Bright Colored D-Loops
by Zane Graham
As bowhunters, many of us use a release that attaches to a D-loop on the bow string. I think the color of the D-loop is often overlooked, but is important. We pay close attention to the main components of the bow such as the sight and arrow rest, but not so much to the D-loop. In my opinion, the color of the D-loop could determine if you go home with an empty tag or a filled one.
In 2011, I was sitting in a brush blind one evening bowhunting for an 8-point buck I had captured on trail-camera. That day, I saw several deer, but not the 8-pointer I was looking for. It got too dark to shoot, so I began packing up my stuff. As I did, I caught a glimpse of movement and to my surprise, I saw a mountain lion walking in front of the feeder. My adrenaline kicked in and all I was thinking about was getting a shot off at it. I tried to hook my release onto my D-loop, but due to the darkness I couldn’t see the dark green loop, and just like that the lion was gone. If I would’ve been able to see the D-loop, I likely would’ve gotten a shot off at the mountain lion.

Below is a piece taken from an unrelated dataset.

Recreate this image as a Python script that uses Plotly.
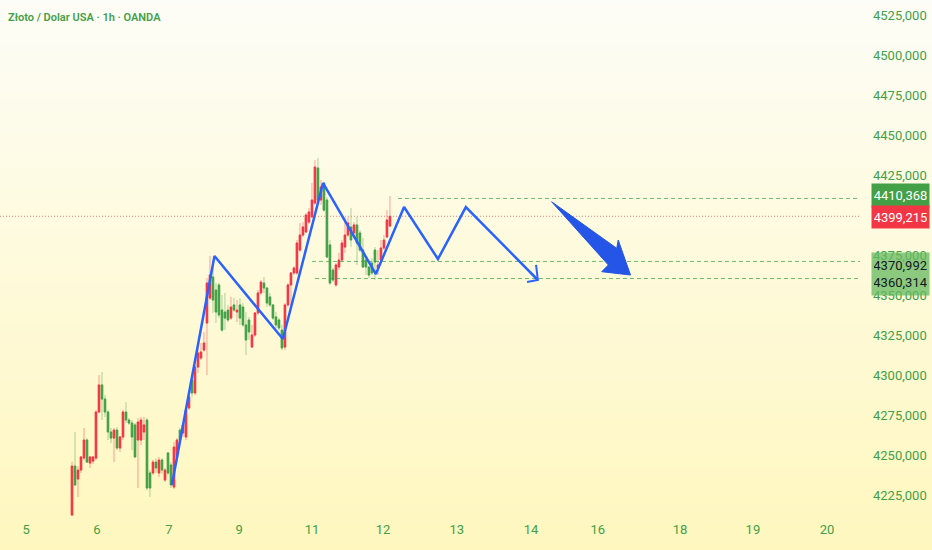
import base64
import struct
import zlib

import plotly.graph_objects as go

# hourly candles (red = up, green = down on this chart)
open_ = [4212.5, 4243.1, 4235.0, 4240.6, 4248.1, 4259.4, 4245.0, 4246.2, 4248.1, 4276.9,
         4293.8, 4285.0, 4276.9, 4264.4, 4260.6, 4265.6, 4254.4, 4261.3, 4276.9, 4271.9,
         4270.0, 4268.8, 4259.4, 4259.4, 4264.4, 4271.9, 4238.8, 4238.8, 4245.6, 4238.8,
         4246.9, 4234.4, 4251.3, 4243.8, 4230.0, 4248.8, 4265.6, 4263.8, 4261.3, 4279.4,
         4296.9, 4288.8, 4305.0, 4310.6, 4315.6, 4332.5, 4348.1, 4361.3, 4353.1, 4356.3,
         4340.6, 4339.4, 4340.6, 4335.6, 4343.8, 4339.4, 4343.8, 4342.5, 4331.3, 4334.4,
         4317.5, 4325.0, 4338.8, 4351.3, 4357.5, 4354.4, 4348.8, 4343.8, 4336.3, 4334.4,
         4328.1, 4317.5, 4343.8, 4356.3, 4363.8, 4363.8, 4378.1, 4387.5, 4389.4, 4395.6,
         4398.8, 4407.5, 4429.4, 4409.4, 4420.0, 4409.4, 4381.3, 4365.6, 4356.3, 4367.5,
         4371.9, 4380.0, 4387.5, 4392.5, 4388.8, 4393.8, 4388.8, 4378.1, 4371.9, 4367.5,
         4370.0, 4378.1, 4366.9, 4371.9, 4379.4, 4386.3, 4393.1]
high = [4245.8, 4264.4, 4243.1, 4249.4, 4266.9, 4260.6, 4249.4, 4249.4, 4278.1, 4300.0,
        4301.9, 4287.5, 4278.1, 4266.9, 4266.9, 4267.5, 4261.9, 4278.1, 4283.1, 4273.1,
        4271.9, 4270.0, 4273.1, 4273.8, 4273.8, 4273.1, 4240.6, 4246.9, 4248.1, 4248.8,
        4248.1, 4241.9, 4251.9, 4245.6, 4258.1, 4260.6, 4266.9, 4270.0, 4279.4, 4288.1,
        4298.1, 4306.3, 4316.9, 4320.0, 4326.9, 4360.6, 4374.4, 4371.9, 4357.5, 4357.5,
        4350.0, 4351.3, 4343.8, 4348.8, 4348.1, 4346.9, 4348.1, 4345.0, 4339.4, 4336.3,
        4331.3, 4339.4, 4353.1, 4359.4, 4361.3, 4355.0, 4351.3, 4344.4, 4339.4, 4335.6,
        4331.3, 4345.0, 4357.5, 4364.4, 4368.1, 4384.4, 4395.0, 4395.6, 4401.3, 4404.4,
        4420.0, 4434.4, 4435.6, 4421.9, 4420.6, 4411.3, 4384.4, 4366.9, 4370.0, 4376.3,
        4384.4, 4398.8, 4398.8, 4404.4, 4395.6, 4398.8, 4390.6, 4385.6, 4372.5, 4368.1,
        4373.1, 4380.0, 4378.1, 4384.4, 4387.5, 4403.1, 4411.9]
low = [4211.9, 4230.6, 4223.8, 4238.8, 4246.9, 4245.0, 4241.9, 4244.4, 4246.9, 4276.3,
       4271.9, 4273.8, 4259.4, 4257.5, 4245.6, 4253.1, 4251.9, 4259.4, 4270.0, 4268.8,
       4253.1, 4248.1, 4229.4, 4256.3, 4259.4, 4228.1, 4223.8, 4237.5, 4238.8, 4236.3,
       4238.1, 4233.1, 4237.5, 4229.4, 4228.8, 4245.6, 4256.3, 4261.3, 4259.4, 4278.1,
       4286.3, 4287.5, 4301.3, 4309.4, 4314.4, 4300.0, 4346.9, 4338.8, 4332.5, 4335.6,
       4326.9, 4328.1, 4333.1, 4334.4, 4339.4, 4333.1, 4331.3, 4330.0, 4312.5, 4321.9,
       4316.9, 4323.8, 4337.5, 4350.0, 4351.3, 4342.5, 4342.5, 4334.4, 4329.4, 4328.1,
       4315.6, 4315.6, 4342.5, 4342.5, 4362.5, 4362.5, 4376.9, 4386.3, 4388.8, 4394.4,
       4398.1, 4406.3, 4406.3, 4406.3, 4401.9, 4373.1, 4356.3, 4358.1, 4355.0, 4365.6,
       4370.6, 4376.3, 4386.3, 4380.0, 4385.6, 4368.8, 4376.9, 4366.9, 4362.5, 4360.6,
       4362.5, 4359.4, 4362.5, 4370.0, 4378.1, 4385.6, 4392.5]
close = [4243.1, 4231.3, 4240.6, 4248.8, 4259.4, 4245.6, 4248.8, 4248.8, 4276.9, 4293.8,
         4285.0, 4276.9, 4264.4, 4260.6, 4265.6, 4254.4, 4261.3, 4276.9, 4271.9, 4270.0,
         4261.3, 4248.8, 4270.6, 4271.9, 4268.8, 4229.4, 4229.4, 4245.6, 4241.9, 4246.9,
         4240.6, 4240.6, 4238.8, 4231.3, 4255.0, 4259.4, 4259.4, 4268.8, 4278.1, 4286.3,
         4288.8, 4305.0, 4313.8, 4314.4, 4320.0, 4357.5, 4362.5, 4346.9, 4339.4, 4337.5,
         4328.1, 4335.6, 4334.4, 4342.5, 4340.6, 4340.6, 4335.6, 4331.3, 4321.9, 4326.9,
         4325.0, 4338.8, 4351.3, 4358.1, 4354.4, 4345.0, 4343.8, 4335.6, 4331.3, 4329.4,
         4316.9, 4343.8, 4356.3, 4363.8, 4366.9, 4382.5, 4387.5, 4392.5, 4400.0, 4401.9,
         4409.4, 4430.0, 4409.4, 4417.5, 4403.1, 4373.8, 4357.5, 4359.4, 4368.8, 4371.9,
         4382.5, 4387.5, 4395.0, 4384.4, 4393.8, 4382.5, 4378.1, 4367.5, 4367.5, 4362.5,
         4363.8, 4370.6, 4368.8, 4379.4, 4384.4, 4396.9, 4399.2]
bar_idx = list(range(15, 15 + len(close)))

# day labels on the time axis (bar index where each label sits)
day_labels = ["5", "6", "7", "9", "11", "12", "13", "14", "16", "18", "19", "20"]
day_pos = [-0.3, 23.3, 47.3, 70.7, 95.0, 118.7, 143.3, 168.0, 190.3, 217.7, 242.0, 266.7]

price_ticks = [4225, 4250, 4275, 4300, 4325, 4350, 4375, 4400, 4425, 4450, 4475, 4500, 4525]

# drawn zigzag projection
path_x = [48.3, 62.5, 85.3, 98.7, 116.3, 125.7, 137.0, 146.3, 170.3]
path_y = [4231.3, 4374.4, 4322.5, 4420.0, 4363.1, 4405.0, 4372.5, 4405.0, 4359.4]
head_x = [169.7, 170.3, 166.7]
head_y = [4368.8, 4359.4, 4358.1]

# big arrow
arrow_x = [174.9, 196.6, 197.1, 201.2, 191.6, 193.8, 174.9]
arrow_y = [4408.3, 4379.2, 4384.4, 4362.5, 4364.6, 4368.8, 4408.3]

# horizontal levels
level_vals = [4410.368, 4370.992, 4360.314]
level_start = [123.7, 95.0, 96.0]
last_price = 4399.215

x_min, x_max = -9, 277.7
RED = "#f23645"
GREEN = "#43a047"
BLUE = "#2962ff"


def gradient_png(height, top, bottom):
    rows = b""
    for y in range(height):
        t = y / (height - 1)
        rgb = bytes(round(a + (b - a) * t) for a, b in zip(top, bottom))
        rows += b"\x00" + rgb * 2

    def chunk(tag, data):
        return (struct.pack(">I", len(data)) + tag + data
                + struct.pack(">I", zlib.crc32(tag + data) & 0xFFFFFFFF))

    png = (b"\x89PNG\r\n\x1a\n"
           + chunk(b"IHDR", struct.pack(">IIBBBBB", 2, height, 8, 2, 0, 0, 0))
           + chunk(b"IDAT", zlib.compress(rows))
           + chunk(b"IEND", b""))
    return "data:image/png;base64," + base64.b64encode(png).decode()


fig = go.Figure()

# wicks (light) then bodies (solid)
fig.add_trace(go.Candlestick(
    x=bar_idx, open=open_, high=high, low=low, close=close,
    increasing=dict(line=dict(color="rgba(242,54,69,0.45)", width=1),
                    fillcolor="rgba(242,54,69,0.45)"),
    decreasing=dict(line=dict(color="rgba(67,160,71,0.45)", width=1),
                    fillcolor="rgba(67,160,71,0.45)"),
    hoverinfo="skip", showlegend=False,
))
body_hi = [max(o, c) for o, c in zip(open_, close)]
body_lo = [min(o, c) for o, c in zip(open_, close)]
fig.add_trace(go.Candlestick(
    x=bar_idx, open=open_, high=body_hi, low=body_lo, close=close,
    increasing=dict(line=dict(color=RED, width=1), fillcolor=RED),
    decreasing=dict(line=dict(color=GREEN, width=1), fillcolor=GREEN),
    showlegend=False,
))

# last price line
fig.add_trace(go.Scatter(
    x=[x_min, x_max], y=[last_price, last_price], mode="lines",
    line=dict(color="rgba(242,54,69,0.6)", width=1, dash="1px,2px"),
    hoverinfo="skip", showlegend=False,
))
for v, s in zip(level_vals, level_start):
    fig.add_trace(go.Scatter(
        x=[s, x_max], y=[v, v], mode="lines",
        line=dict(color="rgba(67,160,71,0.75)", width=1, dash="4px,3px"),
        hoverinfo="skip", showlegend=False,
    ))

fig.add_trace(go.Scatter(
    x=path_x, y=path_y, mode="lines",
    line=dict(color=BLUE, width=2.5), showlegend=False,
))
fig.add_trace(go.Scatter(
    x=head_x, y=head_y, mode="lines",
    line=dict(color=BLUE, width=2), showlegend=False,
))
fig.add_trace(go.Scatter(
    x=arrow_x, y=arrow_y, mode="lines", fill="toself",
    fillcolor="#2455e6", line=dict(color="#2455e6", width=1), showlegend=False,
))

fig.update_layout(
    width=932, height=550,
    margin=dict(l=0, r=72, t=0, b=30),
    paper_bgcolor="#fefbe0",
    plot_bgcolor="rgba(0,0,0,0)",
    showlegend=False,
    font=dict(family="Roboto", size=13, color=GREEN),
    images=[dict(
        source=gradient_png(550, (253, 253, 247), (255, 247, 190)),
        xref="paper", yref="paper", x=0, y=1,
        sizex=932 / 860, sizey=550 / 520,
        xanchor="left", yanchor="top", sizing="stretch", layer="below",
    )],
    xaxis=dict(
        range=[x_min, x_max], rangeslider=dict(visible=False),
        tickvals=day_pos, ticktext=day_labels,
        showgrid=False, zeroline=False, showline=False, ticks="",
        tickfont=dict(size=13, color=GREEN),
    ),
    yaxis=dict(
        range=[4209.4, 4534.4], side="right",
        tickvals=price_ticks, ticktext=[f"{v},000" for v in price_ticks],
        showgrid=False, zeroline=False, showline=False, ticks="",
        ticklabelstandoff=12,
        tickfont=dict(size=13, color=GREEN),
    ),
    annotations=[
        dict(text="Złoto / Dolar USA · 1h · OANDA", xref="paper", yref="paper",
             x=0, y=1, xanchor="left", yanchor="top", xshift=6, yshift=-9,
             showarrow=False,
             font=dict(family="Roboto", size=11, color=GREEN, weight=600)),
        dict(text="4410,368", xref="paper", yref="y", x=1, y=level_vals[0],
             xanchor="left", xshift=11, yshift=3, showarrow=False,
             bgcolor=GREEN, width=53, height=19, borderpad=2,
             font=dict(size=13, color="white")),
        dict(text="4399,215", xref="paper", yref="y", x=1, y=last_price,
             xanchor="left", xshift=11, yshift=-1, showarrow=False,
             bgcolor=RED, width=53, height=18, borderpad=2,
             font=dict(size=13, color="white")),
        dict(text="4370,992<br>4360,314", xref="paper", yref="y", x=1,
             y=(level_vals[1] + level_vals[2]) / 2,
             xanchor="left", xshift=11, yshift=-4, showarrow=False,
             bgcolor="rgba(100,185,95,0.75)", width=53, height=38, borderpad=2,
             font=dict(size=13, color="#131722")),
    ],
)

# drop the page margin so the figure fills the window exactly
fig.write_html("out.html", config={"displayModeBar": False},
               post_script="document.body.style.margin='0';")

Hunting out of enclosed blinds can also make it difficult to see the D-loop due to the darkness inside. It can be especially difficult to see the D-loop when you are in an enclosed blind and it is either the first light of the morning or the last light of the evening. While it is light enough outside to see well, it can be too dark inside the blind. The last thing you want to have happen is to have a trophy buck walk by or in my case a mountain lion, and not be able to see your D-loop well enough to hook your release in time.
I would highly recommend getting a bright colored D-loop, such as white or a fluorescent color. I have even seen D-loops that glow in the dark, which is extremely beneficial. Get a bright colored D-loop for low light conditions–the time when the big bucks like to move.
Zane Graham is a dedicated hunter who loves chasing Texas whitetails. West Texas is his home and he has a hunting lease nearby where he spends most of his free time. He took his first deer at the age of 9 and has taken multiple bucks scoring over 130, with both his rifle and bow since then. He recently started filming his own hunts and loves both the challenge and the satisfaction of reliving the hunt. Zane is working on a criminology degree at the University of Texas of the Permian Basin and hopes to one day become a game warden for the Texas Parks and Wildlife Department.